The inability of Dayton and GOP lawmakers to agree on a political realignment threw the issue into the courts, where it has almost always landed in recent decades. Supreme Court Chief Justice Lorie Gildea appointed a panel of state judges to draw up new maps, and the group considered proposals from interested groups including the state Democratic and Republican parties.

Bachmann's 6th District gained nearly 100,000 residents since the 2000 census, forcing the panel to trim suburban areas on its eastern edge — including the Stillwater precinct where Bachmann lives. Shortly after word of Bachmann's decision broke Tuesday, McCollum's campaign sent out a press release taunting Bachmann for "running away" from a challenge.

The new 6th is largely made up of her longtime turf and political power base, including the suburban city of Anoka where her family moved when she was 12 and counties northwest of the Twin Cities dominated by the kind of socially conservative voters who have traditionally supported her. If anything, the district might be even more conservative because it gained a portion of Republican-leaning Carver County.

That comes at the expense of her fellow Republican, U.S. Rep. John Kline, whose 2nd District appeared to grow slightly more favorable toward Democrats.
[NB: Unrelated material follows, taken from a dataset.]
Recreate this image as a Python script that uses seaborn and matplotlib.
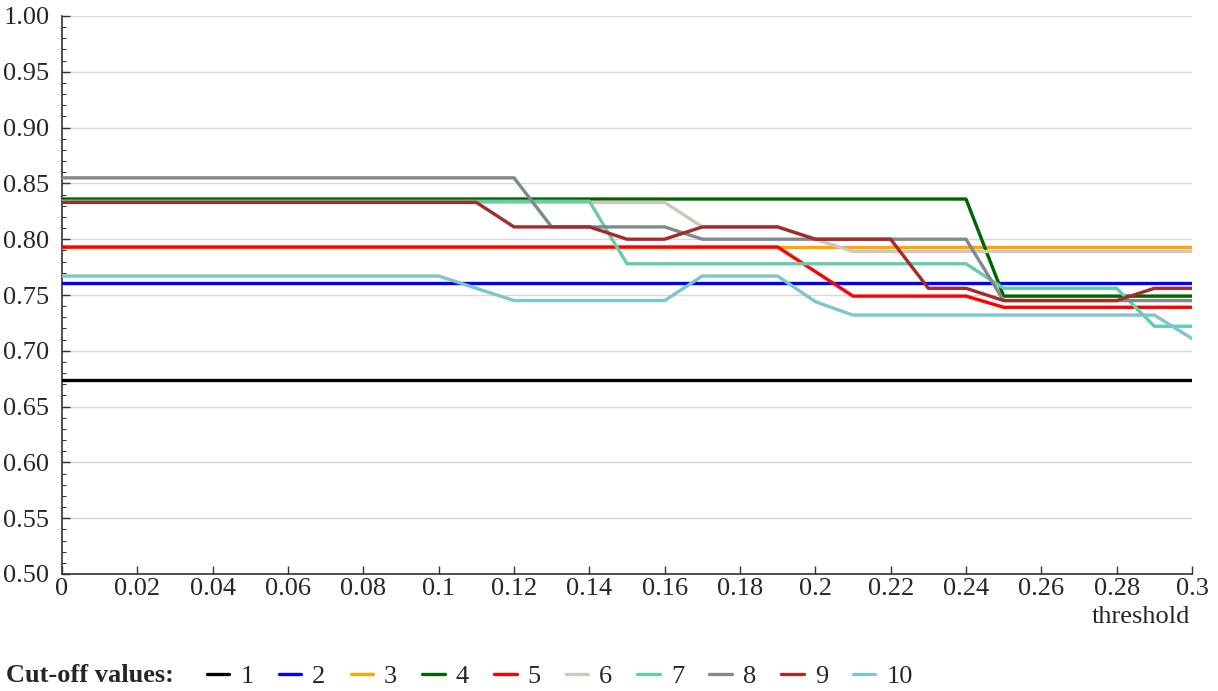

There were few revisions to Minnesota's other seven congressional districts as a result of redistricting, the once-per-decade redrawing of congressional and legislative boundaries to reflect post-census population shifts. Bachmann was the only one of Minnesota's eight members of Congress to be displaced; the other three Republicans and four Democrats stayed in the districts they currently represent.

Neither Bachmann nor Kline has gained a Democratic opponent yet.

Bachmann's presidential bid will hand campaign fodder to her eventual opponent. She missed 71 percent of congressional votes between when she declared her presidential candidacy last June and when she dropped out in early January. Also, while campaigning in Iowa she repeatedly stressed her roots in that state directly to Minnesota's south.

While members of Congress aren't required to live in the districts they represent, Minnesota state lawmakers do face that requirement. Of the state's 201 legislators, 46 were thrown into districts with fellow incumbents, including the Republican House majority leader, Matt Dean.